This week, congressional Republicans gave themselves the power to slash the annual salary of any individual federal worker to as low as $1 — and the budget of any individual federal program right down to zero.
They executed this attack on the independence of the civil service by reviving an obscure provision enacted by Congress in 1876: The Holman Rule, named after the Indiana congressman who devised it, empowers any member of Congress to submit an amendment to an appropriations bill that targets the funding of a specific government program or employee.
The rule was devised before the advent of a nonpolitical, career civil service and was rarely invoked in the modern era. In 1983, Democratic speaker Tip O’Neill laid it to rest. For the past three decades, Congress has had the power to slash any agency’s overall budget, but not to target specific projects or civil servants for funding cuts or downsizing.
“This is a big rule change inside there that allows people to get at places they hadn’t before,” House Majority Leader Kevin McCarthy told reporters this week. “All agencies should be held accountable and tested in a manner and this is an avenue to allow them to do it.”
This big change flew under the radar when it was enacted Tuesday, as congressional Republicans’ (quickly forfeited) attempt to gut the House ethics office sucked up all available media attention. But the Holman Rule could prove more consequential, particularly if the GOP proves eager to deploy its new weapon.
Virginia congressman H. Morgan Griffith led the charge for reviving the Holman Rule, after learning about how much the federal government spends on the upkeep of wild horses ($80 million, apparently). When the Washington Post asked Griffith if the new rule would be used to cut “huge swaths” of the federal workforce, he replied, “I can’t tell you it won’t happen … The power is there. But isn’t that appropriate? Who runs this country, the people of the United States or the people on the people’s payroll?”
Here, Griffith elides the fact that those on “the people’s payroll” do not pursue programs born of their own individual whims, but rather, work to execute and enforce laws passed by the people’s duly elected representatives. (The House GOP may not approve of the Clean Air Act, but the Environmental Protection Agency does not undermine democracy when it works to enforce existing law.)

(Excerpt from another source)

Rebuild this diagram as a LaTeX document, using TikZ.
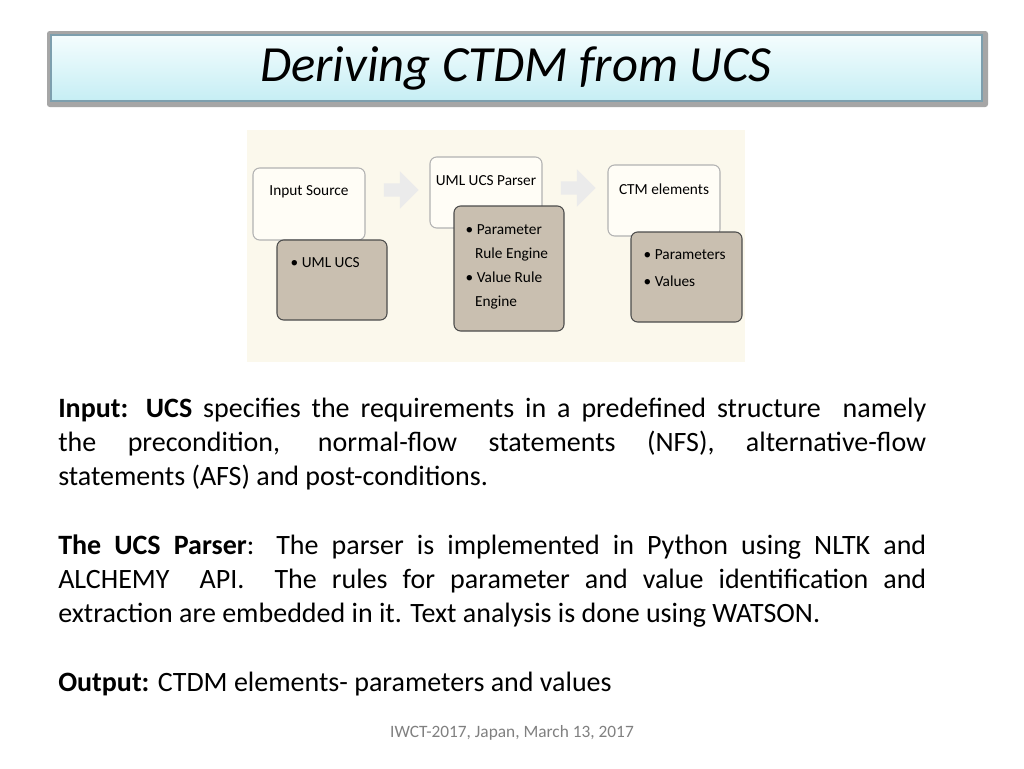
\documentclass[tikz,border=0pt]{standalone}
\usepackage{fontspec}
\setmainfont{Carlito}
\usetikzlibrary{shapes.arrows}
\definecolor{panel}{HTML}{FBF8EC}
\definecolor{topbox}{HTML}{FFFDF6}
\definecolor{subbox}{HTML}{C9BFB0}
\definecolor{titletop}{HTML}{F4FDFE}
\definecolor{titlebot}{HTML}{C6EEF4}
\begin{document}
\begin{tikzpicture}[x=0.75pt,y=-0.75pt]
    \tikzset{style={align=left}};
    \tikzset{upper/.style={draw=gray!60,fill=topbox,rounded corners=5pt,line width=0.8pt}};
    \tikzset{lower/.style={draw=black!70,fill=subbox,rounded corners=5pt,line width=0.8pt}};
    \tikzset{flow/.style={single arrow,fill=black!8,draw=none,minimum height=26pt,minimum width=28pt,single arrow head extend=4pt,inner sep=2pt}};
    \tikzset{small/.style={font=\fontsize{11.5pt}{17pt}\selectfont}};
    \tikzset{para/.style={anchor=north west,text width=651pt,align=justify,font=\fontsize{21pt}{25.5pt}\selectfont,inner sep=0pt}};
    \useasboundingbox (0,0) rectangle (1024,768);
    \fill[white] (0,0) rectangle (1024,768);
    % title bar
    \fill[black!35,rounded corners=2pt] (47,31) rectangle (988,107);
    \shade[top color=titletop,bottom color=titlebot,draw=gray!70!cyan,line width=1.5pt] (51,35) rectangle (982,101);
    \node[font=\fontsize{38pt}{40pt}\selectfont\itshape] (title) at (516,68) {Deriving CTDM from UCS};
    % diagram
    \fill[panel] (247,130) rectangle (745,362);
    \draw[upper] (253,168) rectangle (365,240);
    \node[small] (src) at (309,192) {Input Source};
    \draw[lower] (277,240) rectangle (387,320);
    \node[small,anchor=north west] (uml) at (286,253) {• UML UCS};
    \node[flow] (arr1) at (398,190) {};
    \draw[upper] (430,157) rectangle (542,228);
    \node[small] (parser) at (486,181) {UML UCS Parser};
    \draw[lower] (454,206) rectangle (564,331);
    \node[small,font=\fontsize{11.5pt}{18pt}\selectfont,anchor=north west] (engine) at (461,220) {• Parameter\\\hspace{7pt}Rule Engine\\• Value Rule\\\hspace{7pt}Engine};
    \node[flow] (arr2) at (575,188) {};
    \draw[upper] (608,165) rectangle (720,236);
    \node[small] (ctm) at (664,189) {CTM elements};
    \draw[lower] (631,232) rectangle (742,322);
    \node[small,font=\fontsize{11.5pt}{20pt}\selectfont,anchor=north west] (vals) at (639,245) {• Parameters\\• Values};
    % text
    \node[para] (input) at (58,398) {\textbf{Input: UCS} specifies the requirements in a predefined structure~ namely\linebreak the precondition, normal-flow statements (NFS), alternative-flow\linebreak statements (AFS) and post-conditions.};
    \node[para] (parse) at (58,535) {\textbf{The UCS Parser}: The parser is implemented in Python using NLTK and\linebreak ALCHEMY~ API.~ The rules for parameter and value identification and\linebreak extraction are embedded in it. Text analysis is done using WATSON.};
    \node[para] (out) at (58,672) {\textbf{Output:} CTDM elements- parameters and values};
    \node[font=\fontsize{13pt}{15pt}\selectfont,text=gray] (foot) at (512,733) {IWCT-2017, Japan, March 13, 2017};
\end{tikzpicture}
\end{document}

The rule appears most disconcerting when viewed in the context of the incoming administration’s apparent hostility toward the independence of the civil service.
Last month, Trump’s transition team sent the Department of Energy a questionnaire, which asked agency officials to list the names of employees and contractors who “had attended any” United Nations climate conferences “in the last five years,” worked on domestic efforts to limit carbon emissions, or “attended any Interagency Working Group meetings” to design the measurement known as the “social cost of carbon,” a metric often used by the Obama White House to justify its regulations of carbon output.
The team also requested a list of “which programs within DOE are essential to meeting the goals of President Obama’s Climate Action Plan.”
Trump eventually disavowed that questionnaire. But he has also named a series of cabinet nominees who are staunchly opposed to the missions of the departments they’re supposed to lead: The president-elect’s Labor Secretary–designate is a fast-food executive whose restaurants are serial violators of labor law; his EPA head is an ally of the oil industry who loves to sue the EPA; his head of Housing and Urban Development has called the Fair Housing Act “communist.”
If confirmed, these selections are bound to create tensions between the agency leadership and the career civil servants who’ve been tasked with executing laws that Republicans disapprove of, but which they lack the time, political will, and/or Senate votes to repeal.
But now, any civil servant whose climate research doesn’t produce the findings Scott Pruitt wants to see will, ostensibly, be at risk of having his or her job eliminated. For the next year, passing an amendment slashing an individual worker’s salary or position will require a simple majority in both houses of Congress. (In deference to intra-party opponents of the rule, Republicans have given it a 12-month expiration date.)
While present reporting suggests that House Republicans revived the Holman Rule on their own initiative, the move is of a piece with advice that Chris Christie provided to Donald Trump last summer.
In a recording obtained by Reuters, New Jersey’s giant reservoir of schadenfreude told a group of Republican donors that he had instructed Trump “to immediately ask the Republican Congress to change the civil service laws. Because if they do, it will make it a lot easier to fire” Obama appointees.
It remains unclear how aggressively Republicans will use the Holman Rule, which inspired some opposition within their own ranks. But the mere existence of the provision may be enough to advance its animating goal: The combination of the Holman Rule, hostile agency heads, rhetorical intimidation from the president-elect, and the Trump administration’s reported proposals for “reforming” the civil service — among them, an end to automatic raises and cuts to pension benefits — could very well inspire many conscientious, left-leaning bureaucrats to self-deport from the public sector.